What you need to do →
Type out the data exactly as given. Skip any image.

Records for the task →
+===+

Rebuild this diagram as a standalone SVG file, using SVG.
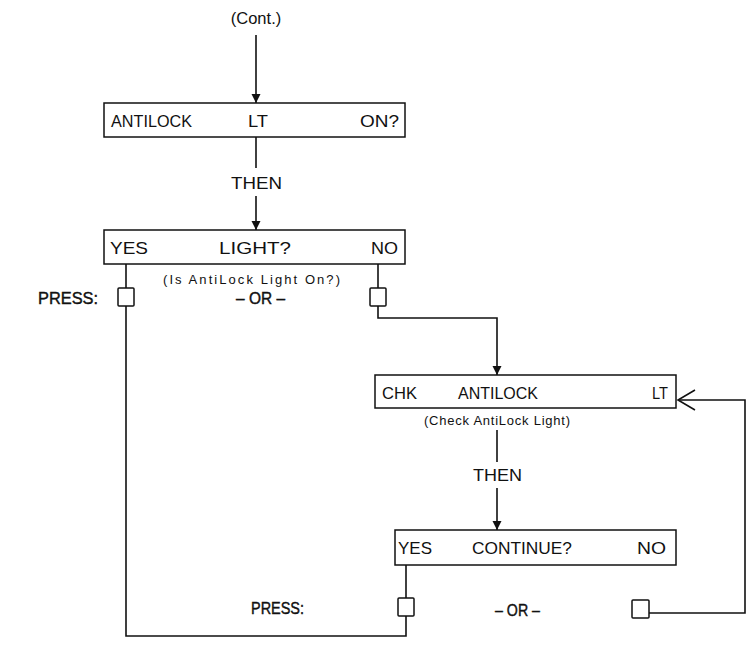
<svg xmlns="http://www.w3.org/2000/svg" width="752" height="649" viewBox="0 0 752 649">
<defs>
<style>
.t{font-family:"Liberation Sans",Arial,sans-serif;font-size:16.5px;fill:#111}
.s{font-family:"Liberation Sans",Arial,sans-serif;font-size:13px;fill:#111}
.b{font-family:"Liberation Sans",Arial,sans-serif;font-size:16px;fill:#111;stroke:#111;stroke-width:0.4}
.box{fill:#fff;stroke:#111;stroke-width:1.5}
.ln{fill:none;stroke:#111;stroke-width:1.6}
</style>
<marker id="ah" viewBox="0 0 9 16" refX="9" refY="8" markerWidth="9" markerHeight="16" markerUnits="userSpaceOnUse" orient="auto">
<path d="M0,3.5 L9,8 L0,12.5 Z" fill="#111"/>
</marker>
</defs>
<rect width="752" height="649" fill="#fff"/>
<g id="connectors">
<line class="ln" x1="256" y1="35" x2="256" y2="103" marker-end="url(#ah)"/>
<line class="ln" x1="256" y1="137" x2="256" y2="168"/>
<line class="ln" x1="256" y1="196" x2="256" y2="230" marker-end="url(#ah)"/>
<line class="ln" x1="126" y1="264" x2="126" y2="288"/>
<polyline class="ln" points="126,306 126,636 406,636 406,616"/>
<line class="ln" x1="378" y1="264" x2="378" y2="288"/>
<polyline class="ln" points="378,306 378,318 497,318 497,375" marker-end="url(#ah)"/>
<line class="ln" x1="497" y1="430" x2="497" y2="462"/>
<line class="ln" x1="497" y1="488" x2="497" y2="530" marker-end="url(#ah)"/>
<line class="ln" x1="406" y1="565" x2="406" y2="598"/>
<polyline class="ln" points="649,613 745,613 745,400 678,400"/>
<polyline class="ln" points="695,390 678,400 695,410"/>
</g>
<g id="cont"><text class="t" x="256" y="24" text-anchor="middle">(Cont.)</text></g>
<g id="box1">
<rect class="box" x="104" y="103" width="301" height="34"/>
<text class="t" x="111" y="127" textLength="81" lengthAdjust="spacingAndGlyphs">ANTILOCK</text>
<text class="t" x="248" y="127" textLength="20" lengthAdjust="spacingAndGlyphs">LT</text>
<text class="t" x="360" y="127" textLength="39" lengthAdjust="spacingAndGlyphs">ON?</text>
</g>
<g id="then1"><text class="t" x="231" y="189" textLength="51" lengthAdjust="spacingAndGlyphs">THEN</text></g>
<g id="box2">
<rect class="box" x="104" y="230" width="301" height="34"/>
<text class="t" x="110" y="254" textLength="38" lengthAdjust="spacingAndGlyphs">YES</text>
<text class="t" x="219" y="254" textLength="72" lengthAdjust="spacingAndGlyphs">LIGHT?</text>
<text class="t" x="371" y="254" textLength="27" lengthAdjust="spacingAndGlyphs">NO</text>
<text class="s" x="163" y="284" textLength="177" lengthAdjust="spacing">(Is AntiLock Light On?)</text>
</g>
<g id="press1"><text class="b" x="38" y="304" textLength="60" lengthAdjust="spacingAndGlyphs">PRESS:</text></g>
<g id="btn-yes1"><rect class="box" x="118" y="288" width="16" height="18" rx="1"/></g>
<g id="or1"><text class="b" x="236" y="304" textLength="49" lengthAdjust="spacingAndGlyphs">– OR –</text></g>
<g id="btn-no1"><rect class="box" x="370" y="288" width="16" height="18" rx="1"/></g>
<g id="box3">
<rect class="box" x="375" y="375" width="301" height="33"/>
<text class="t" x="382" y="399" textLength="35" lengthAdjust="spacingAndGlyphs">CHK</text>
<text class="t" x="458" y="399" textLength="80" lengthAdjust="spacingAndGlyphs">ANTILOCK</text>
<text class="t" x="652" y="399" textLength="16" lengthAdjust="spacingAndGlyphs">LT</text>
<text class="s" x="424" y="425" textLength="146" lengthAdjust="spacing">(Check AntiLock Light)</text>
</g>
<g id="then2"><text class="t" x="473" y="481" textLength="49" lengthAdjust="spacingAndGlyphs">THEN</text></g>
<g id="box4">
<rect class="box" x="395" y="530" width="281" height="35"/>
<text class="t" x="398" y="554" textLength="34" lengthAdjust="spacingAndGlyphs">YES</text>
<text class="t" x="472" y="554" textLength="100" lengthAdjust="spacingAndGlyphs">CONTINUE?</text>
<text class="t" x="637" y="554" textLength="29" lengthAdjust="spacingAndGlyphs">NO</text>
</g>
<g id="press2"><text class="b" x="251" y="614" textLength="53" lengthAdjust="spacingAndGlyphs">PRESS:</text></g>
<g id="btn-yes2"><rect class="box" x="398" y="598" width="16" height="18" rx="1"/></g>
<g id="or2"><text class="b" x="495" y="616" textLength="45" lengthAdjust="spacingAndGlyphs">– OR –</text></g>
<g id="btn-no2"><rect class="box" x="632" y="600" width="17" height="18" rx="1"/></g>
</svg>
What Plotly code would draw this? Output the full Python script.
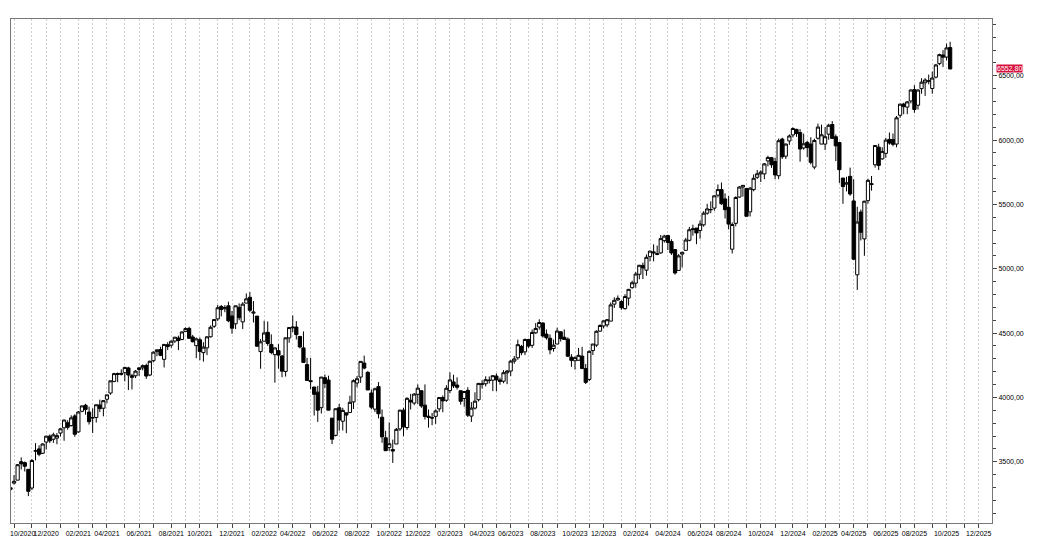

+===+

Output →
Rebuild this diagram as a standalone SVG file, using SVG.
<svg xmlns="http://www.w3.org/2000/svg" width="752" height="649" viewBox="0 0 752 649">
<defs>
<style>
.t{font-family:"Liberation Sans",Arial,sans-serif;font-size:16.5px;fill:#111}
.s{font-family:"Liberation Sans",Arial,sans-serif;font-size:13px;fill:#111}
.b{font-family:"Liberation Sans",Arial,sans-serif;font-size:16px;fill:#111;stroke:#111;stroke-width:0.4}
.box{fill:#fff;stroke:#111;stroke-width:1.5}
.ln{fill:none;stroke:#111;stroke-width:1.6}
</style>
<marker id="ah" viewBox="0 0 9 16" refX="9" refY="8" markerWidth="9" markerHeight="16" markerUnits="userSpaceOnUse" orient="auto">
<path d="M0,3.5 L9,8 L0,12.5 Z" fill="#111"/>
</marker>
</defs>
<rect width="752" height="649" fill="#fff"/>
<g id="connectors">
<line class="ln" x1="256" y1="35" x2="256" y2="103" marker-end="url(#ah)"/>
<line class="ln" x1="256" y1="137" x2="256" y2="168"/>
<line class="ln" x1="256" y1="196" x2="256" y2="230" marker-end="url(#ah)"/>
<line class="ln" x1="126" y1="264" x2="126" y2="288"/>
<polyline class="ln" points="126,306 126,636 406,636 406,616"/>
<line class="ln" x1="378" y1="264" x2="378" y2="288"/>
<polyline class="ln" points="378,306 378,318 497,318 497,375" marker-end="url(#ah)"/>
<line class="ln" x1="497" y1="430" x2="497" y2="462"/>
<line class="ln" x1="497" y1="488" x2="497" y2="530" marker-end="url(#ah)"/>
<line class="ln" x1="406" y1="565" x2="406" y2="598"/>
<polyline class="ln" points="649,613 745,613 745,400 678,400"/>
<polyline class="ln" points="695,390 678,400 695,410"/>
</g>
<g id="cont"><text class="t" x="256" y="24" text-anchor="middle">(Cont.)</text></g>
<g id="box1">
<rect class="box" x="104" y="103" width="301" height="34"/>
<text class="t" x="111" y="127" textLength="81" lengthAdjust="spacingAndGlyphs">ANTILOCK</text>
<text class="t" x="248" y="127" textLength="20" lengthAdjust="spacingAndGlyphs">LT</text>
<text class="t" x="360" y="127" textLength="39" lengthAdjust="spacingAndGlyphs">ON?</text>
</g>
<g id="then1"><text class="t" x="231" y="189" textLength="51" lengthAdjust="spacingAndGlyphs">THEN</text></g>
<g id="box2">
<rect class="box" x="104" y="230" width="301" height="34"/>
<text class="t" x="110" y="254" textLength="38" lengthAdjust="spacingAndGlyphs">YES</text>
<text class="t" x="219" y="254" textLength="72" lengthAdjust="spacingAndGlyphs">LIGHT?</text>
<text class="t" x="371" y="254" textLength="27" lengthAdjust="spacingAndGlyphs">NO</text>
<text class="s" x="163" y="284" textLength="177" lengthAdjust="spacing">(Is AntiLock Light On?)</text>
</g>
<g id="press1"><text class="b" x="38" y="304" textLength="60" lengthAdjust="spacingAndGlyphs">PRESS:</text></g>
<g id="btn-yes1"><rect class="box" x="118" y="288" width="16" height="18" rx="1"/></g>
<g id="or1"><text class="b" x="236" y="304" textLength="49" lengthAdjust="spacingAndGlyphs">– OR –</text></g>
<g id="btn-no1"><rect class="box" x="370" y="288" width="16" height="18" rx="1"/></g>
<g id="box3">
<rect class="box" x="375" y="375" width="301" height="33"/>
<text class="t" x="382" y="399" textLength="35" lengthAdjust="spacingAndGlyphs">CHK</text>
<text class="t" x="458" y="399" textLength="80" lengthAdjust="spacingAndGlyphs">ANTILOCK</text>
<text class="t" x="652" y="399" textLength="16" lengthAdjust="spacingAndGlyphs">LT</text>
<text class="s" x="424" y="425" textLength="146" lengthAdjust="spacing">(Check AntiLock Light)</text>
</g>
<g id="then2"><text class="t" x="473" y="481" textLength="49" lengthAdjust="spacingAndGlyphs">THEN</text></g>
<g id="box4">
<rect class="box" x="395" y="530" width="281" height="35"/>
<text class="t" x="398" y="554" textLength="34" lengthAdjust="spacingAndGlyphs">YES</text>
<text class="t" x="472" y="554" textLength="100" lengthAdjust="spacingAndGlyphs">CONTINUE?</text>
<text class="t" x="637" y="554" textLength="29" lengthAdjust="spacingAndGlyphs">NO</text>
</g>
<g id="press2"><text class="b" x="251" y="614" textLength="53" lengthAdjust="spacingAndGlyphs">PRESS:</text></g>
<g id="btn-yes2"><rect class="box" x="398" y="598" width="16" height="18" rx="1"/></g>
<g id="or2"><text class="b" x="495" y="616" textLength="45" lengthAdjust="spacingAndGlyphs">– OR –</text></g>
<g id="btn-no2"><rect class="box" x="632" y="600" width="17" height="18" rx="1"/></g>
</svg>
What Plotly code would draw this? Output the full Python script.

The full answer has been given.